--- START OF Given data ---
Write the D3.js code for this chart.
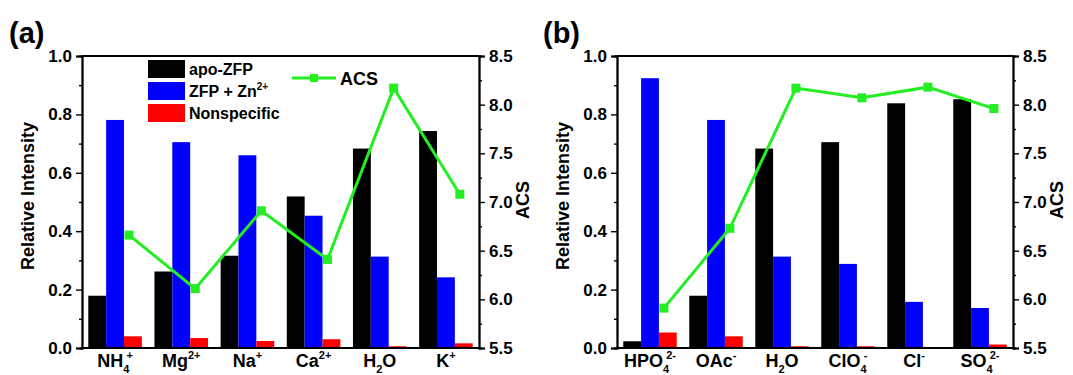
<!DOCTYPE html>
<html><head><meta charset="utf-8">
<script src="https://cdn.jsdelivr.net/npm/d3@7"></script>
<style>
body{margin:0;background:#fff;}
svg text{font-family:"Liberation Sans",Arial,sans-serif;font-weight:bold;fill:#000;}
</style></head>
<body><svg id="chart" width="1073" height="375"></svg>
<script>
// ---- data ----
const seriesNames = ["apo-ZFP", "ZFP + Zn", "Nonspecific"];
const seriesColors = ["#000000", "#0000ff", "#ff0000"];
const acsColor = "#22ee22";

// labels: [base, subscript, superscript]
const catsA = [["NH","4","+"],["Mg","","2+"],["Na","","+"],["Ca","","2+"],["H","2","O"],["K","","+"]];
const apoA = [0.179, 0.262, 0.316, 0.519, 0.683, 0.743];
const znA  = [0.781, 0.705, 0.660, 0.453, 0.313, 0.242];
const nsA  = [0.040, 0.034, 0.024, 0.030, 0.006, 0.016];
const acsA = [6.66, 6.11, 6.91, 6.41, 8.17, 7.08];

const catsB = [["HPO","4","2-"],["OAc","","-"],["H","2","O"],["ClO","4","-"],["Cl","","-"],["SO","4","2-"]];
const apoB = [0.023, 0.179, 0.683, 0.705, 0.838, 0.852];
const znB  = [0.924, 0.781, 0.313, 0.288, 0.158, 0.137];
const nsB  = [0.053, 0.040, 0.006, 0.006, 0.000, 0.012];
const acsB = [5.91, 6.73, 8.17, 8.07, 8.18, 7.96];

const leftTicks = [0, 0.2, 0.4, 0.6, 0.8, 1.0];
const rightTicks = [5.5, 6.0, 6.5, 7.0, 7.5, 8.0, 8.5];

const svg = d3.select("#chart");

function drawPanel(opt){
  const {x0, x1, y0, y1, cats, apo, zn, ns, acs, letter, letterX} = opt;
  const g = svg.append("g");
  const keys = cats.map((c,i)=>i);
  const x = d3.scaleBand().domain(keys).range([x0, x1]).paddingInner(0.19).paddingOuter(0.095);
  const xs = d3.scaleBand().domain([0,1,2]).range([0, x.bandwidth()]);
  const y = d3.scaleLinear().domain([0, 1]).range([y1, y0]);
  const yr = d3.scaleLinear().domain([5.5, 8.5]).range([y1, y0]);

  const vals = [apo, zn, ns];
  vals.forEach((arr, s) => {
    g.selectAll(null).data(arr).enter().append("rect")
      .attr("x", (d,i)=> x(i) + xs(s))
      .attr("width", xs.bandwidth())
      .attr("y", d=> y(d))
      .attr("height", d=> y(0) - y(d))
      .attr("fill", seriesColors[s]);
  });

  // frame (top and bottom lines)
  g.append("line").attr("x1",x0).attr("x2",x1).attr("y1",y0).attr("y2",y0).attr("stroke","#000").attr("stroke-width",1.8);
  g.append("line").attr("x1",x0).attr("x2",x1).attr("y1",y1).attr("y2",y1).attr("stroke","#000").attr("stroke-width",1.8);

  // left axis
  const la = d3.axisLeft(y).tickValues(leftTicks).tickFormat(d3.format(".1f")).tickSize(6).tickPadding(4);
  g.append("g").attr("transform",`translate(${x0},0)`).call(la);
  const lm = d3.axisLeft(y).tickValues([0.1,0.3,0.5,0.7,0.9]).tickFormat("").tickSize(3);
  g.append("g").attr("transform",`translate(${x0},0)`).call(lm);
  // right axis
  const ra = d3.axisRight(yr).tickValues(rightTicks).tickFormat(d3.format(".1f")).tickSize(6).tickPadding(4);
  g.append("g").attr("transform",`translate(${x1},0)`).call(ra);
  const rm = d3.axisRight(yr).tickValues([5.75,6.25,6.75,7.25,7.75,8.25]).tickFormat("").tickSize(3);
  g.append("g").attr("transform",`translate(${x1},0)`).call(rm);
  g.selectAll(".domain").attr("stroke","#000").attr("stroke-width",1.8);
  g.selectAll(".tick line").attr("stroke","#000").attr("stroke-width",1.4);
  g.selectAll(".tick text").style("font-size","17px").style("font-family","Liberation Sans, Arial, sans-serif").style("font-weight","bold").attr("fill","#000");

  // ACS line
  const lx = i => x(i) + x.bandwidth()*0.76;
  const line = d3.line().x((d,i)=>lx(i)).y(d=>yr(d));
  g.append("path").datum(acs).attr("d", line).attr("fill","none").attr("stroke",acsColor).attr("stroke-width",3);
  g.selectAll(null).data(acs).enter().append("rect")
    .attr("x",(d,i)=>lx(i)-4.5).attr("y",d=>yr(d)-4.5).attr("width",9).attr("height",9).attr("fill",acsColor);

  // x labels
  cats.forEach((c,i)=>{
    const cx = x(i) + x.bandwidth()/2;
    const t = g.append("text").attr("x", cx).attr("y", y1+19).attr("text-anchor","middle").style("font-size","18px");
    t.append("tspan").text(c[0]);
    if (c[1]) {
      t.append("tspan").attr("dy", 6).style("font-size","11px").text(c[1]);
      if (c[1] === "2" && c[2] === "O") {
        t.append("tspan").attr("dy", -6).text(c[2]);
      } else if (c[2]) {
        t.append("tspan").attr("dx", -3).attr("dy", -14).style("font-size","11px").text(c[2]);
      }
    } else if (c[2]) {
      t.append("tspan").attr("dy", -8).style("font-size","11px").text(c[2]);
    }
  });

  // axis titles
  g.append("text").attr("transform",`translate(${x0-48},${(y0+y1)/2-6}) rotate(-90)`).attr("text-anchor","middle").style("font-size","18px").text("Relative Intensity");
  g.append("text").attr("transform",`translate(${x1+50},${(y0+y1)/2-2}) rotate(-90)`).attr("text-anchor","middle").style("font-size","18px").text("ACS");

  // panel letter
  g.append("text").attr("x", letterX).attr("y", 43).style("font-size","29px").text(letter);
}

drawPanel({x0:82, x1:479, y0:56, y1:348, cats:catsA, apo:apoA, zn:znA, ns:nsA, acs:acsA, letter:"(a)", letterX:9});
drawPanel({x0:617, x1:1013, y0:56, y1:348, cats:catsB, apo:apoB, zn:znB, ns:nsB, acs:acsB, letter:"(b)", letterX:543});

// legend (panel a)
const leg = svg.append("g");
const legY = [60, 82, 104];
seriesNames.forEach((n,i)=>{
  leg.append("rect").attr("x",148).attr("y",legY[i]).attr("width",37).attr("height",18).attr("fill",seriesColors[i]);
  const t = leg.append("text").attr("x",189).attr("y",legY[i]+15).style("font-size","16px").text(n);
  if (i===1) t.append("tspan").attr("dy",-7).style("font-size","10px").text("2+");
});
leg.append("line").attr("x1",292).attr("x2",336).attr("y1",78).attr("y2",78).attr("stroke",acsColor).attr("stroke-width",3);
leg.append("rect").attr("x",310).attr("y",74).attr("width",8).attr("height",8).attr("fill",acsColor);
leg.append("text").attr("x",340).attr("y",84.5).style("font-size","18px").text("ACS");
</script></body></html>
--- END OF Given data ---
→ What you have to do
Repeat the data exactly in full, omitting its pictures.

→ Written answer
Write the D3.js code for this chart.
<!DOCTYPE html>
<html><head><meta charset="utf-8">
<script src="https://cdn.jsdelivr.net/npm/d3@7"></script>
<style>
body{margin:0;background:#fff;}
svg text{font-family:"Liberation Sans",Arial,sans-serif;font-weight:bold;fill:#000;}
</style></head>
<body><svg id="chart" width="1073" height="375"></svg>
<script>
// ---- data ----
const seriesNames = ["apo-ZFP", "ZFP + Zn", "Nonspecific"];
const seriesColors = ["#000000", "#0000ff", "#ff0000"];
const acsColor = "#22ee22";

// labels: [base, subscript, superscript]
const catsA = [["NH","4","+"],["Mg","","2+"],["Na","","+"],["Ca","","2+"],["H","2","O"],["K","","+"]];
const apoA = [0.179, 0.262, 0.316, 0.519, 0.683, 0.743];
const znA  = [0.781, 0.705, 0.660, 0.453, 0.313, 0.242];
const nsA  = [0.040, 0.034, 0.024, 0.030, 0.006, 0.016];
const acsA = [6.66, 6.11, 6.91, 6.41, 8.17, 7.08];

const catsB = [["HPO","4","2-"],["OAc","","-"],["H","2","O"],["ClO","4","-"],["Cl","","-"],["SO","4","2-"]];
const apoB = [0.023, 0.179, 0.683, 0.705, 0.838, 0.852];
const znB  = [0.924, 0.781, 0.313, 0.288, 0.158, 0.137];
const nsB  = [0.053, 0.040, 0.006, 0.006, 0.000, 0.012];
const acsB = [5.91, 6.73, 8.17, 8.07, 8.18, 7.96];

const leftTicks = [0, 0.2, 0.4, 0.6, 0.8, 1.0];
const rightTicks = [5.5, 6.0, 6.5, 7.0, 7.5, 8.0, 8.5];

const svg = d3.select("#chart");

function drawPanel(opt){
  const {x0, x1, y0, y1, cats, apo, zn, ns, acs, letter, letterX} = opt;
  const g = svg.append("g");
  const keys = cats.map((c,i)=>i);
  const x = d3.scaleBand().domain(keys).range([x0, x1]).paddingInner(0.19).paddingOuter(0.095);
  const xs = d3.scaleBand().domain([0,1,2]).range([0, x.bandwidth()]);
  const y = d3.scaleLinear().domain([0, 1]).range([y1, y0]);
  const yr = d3.scaleLinear().domain([5.5, 8.5]).range([y1, y0]);

  const vals = [apo, zn, ns];
  vals.forEach((arr, s) => {
    g.selectAll(null).data(arr).enter().append("rect")
      .attr("x", (d,i)=> x(i) + xs(s))
      .attr("width", xs.bandwidth())
      .attr("y", d=> y(d))
      .attr("height", d=> y(0) - y(d))
      .attr("fill", seriesColors[s]);
  });

  // frame (top and bottom lines)
  g.append("line").attr("x1",x0).attr("x2",x1).attr("y1",y0).attr("y2",y0).attr("stroke","#000").attr("stroke-width",1.8);
  g.append("line").attr("x1",x0).attr("x2",x1).attr("y1",y1).attr("y2",y1).attr("stroke","#000").attr("stroke-width",1.8);

  // left axis
  const la = d3.axisLeft(y).tickValues(leftTicks).tickFormat(d3.format(".1f")).tickSize(6).tickPadding(4);
  g.append("g").attr("transform",`translate(${x0},0)`).call(la);
  const lm = d3.axisLeft(y).tickValues([0.1,0.3,0.5,0.7,0.9]).tickFormat("").tickSize(3);
  g.append("g").attr("transform",`translate(${x0},0)`).call(lm);
  // right axis
  const ra = d3.axisRight(yr).tickValues(rightTicks).tickFormat(d3.format(".1f")).tickSize(6).tickPadding(4);
  g.append("g").attr("transform",`translate(${x1},0)`).call(ra);
  const rm = d3.axisRight(yr).tickValues([5.75,6.25,6.75,7.25,7.75,8.25]).tickFormat("").tickSize(3);
  g.append("g").attr("transform",`translate(${x1},0)`).call(rm);
  g.selectAll(".domain").attr("stroke","#000").attr("stroke-width",1.8);
  g.selectAll(".tick line").attr("stroke","#000").attr("stroke-width",1.4);
  g.selectAll(".tick text").style("font-size","17px").style("font-family","Liberation Sans, Arial, sans-serif").style("font-weight","bold").attr("fill","#000");

  // ACS line
  const lx = i => x(i) + x.bandwidth()*0.76;
  const line = d3.line().x((d,i)=>lx(i)).y(d=>yr(d));
  g.append("path").datum(acs).attr("d", line).attr("fill","none").attr("stroke",acsColor).attr("stroke-width",3);
  g.selectAll(null).data(acs).enter().append("rect")
    .attr("x",(d,i)=>lx(i)-4.5).attr("y",d=>yr(d)-4.5).attr("width",9).attr("height",9).attr("fill",acsColor);

  // x labels
  cats.forEach((c,i)=>{
    const cx = x(i) + x.bandwidth()/2;
    const t = g.append("text").attr("x", cx).attr("y", y1+19).attr("text-anchor","middle").style("font-size","18px");
    t.append("tspan").text(c[0]);
    if (c[1]) {
      t.append("tspan").attr("dy", 6).style("font-size","11px").text(c[1]);
      if (c[1] === "2" && c[2] === "O") {
        t.append("tspan").attr("dy", -6).text(c[2]);
      } else if (c[2]) {
        t.append("tspan").attr("dx", -3).attr("dy", -14).style("font-size","11px").text(c[2]);
      }
    } else if (c[2]) {
      t.append("tspan").attr("dy", -8).style("font-size","11px").text(c[2]);
    }
  });

  // axis titles
  g.append("text").attr("transform",`translate(${x0-48},${(y0+y1)/2-6}) rotate(-90)`).attr("text-anchor","middle").style("font-size","18px").text("Relative Intensity");
  g.append("text").attr("transform",`translate(${x1+50},${(y0+y1)/2-2}) rotate(-90)`).attr("text-anchor","middle").style("font-size","18px").text("ACS");

  // panel letter
  g.append("text").attr("x", letterX).attr("y", 43).style("font-size","29px").text(letter);
}

drawPanel({x0:82, x1:479, y0:56, y1:348, cats:catsA, apo:apoA, zn:znA, ns:nsA, acs:acsA, letter:"(a)", letterX:9});
drawPanel({x0:617, x1:1013, y0:56, y1:348, cats:catsB, apo:apoB, zn:znB, ns:nsB, acs:acsB, letter:"(b)", letterX:543});

// legend (panel a)
const leg = svg.append("g");
const legY = [60, 82, 104];
seriesNames.forEach((n,i)=>{
  leg.append("rect").attr("x",148).attr("y",legY[i]).attr("width",37).attr("height",18).attr("fill",seriesColors[i]);
  const t = leg.append("text").attr("x",189).attr("y",legY[i]+15).style("font-size","16px").text(n);
  if (i===1) t.append("tspan").attr("dy",-7).style("font-size","10px").text("2+");
});
leg.append("line").attr("x1",292).attr("x2",336).attr("y1",78).attr("y2",78).attr("stroke",acsColor).attr("stroke-width",3);
leg.append("rect").attr("x",310).attr("y",74).attr("width",8).attr("height",8).attr("fill",acsColor);
leg.append("text").attr("x",340).attr("y",84.5).style("font-size","18px").text("ACS");
</script></body></html>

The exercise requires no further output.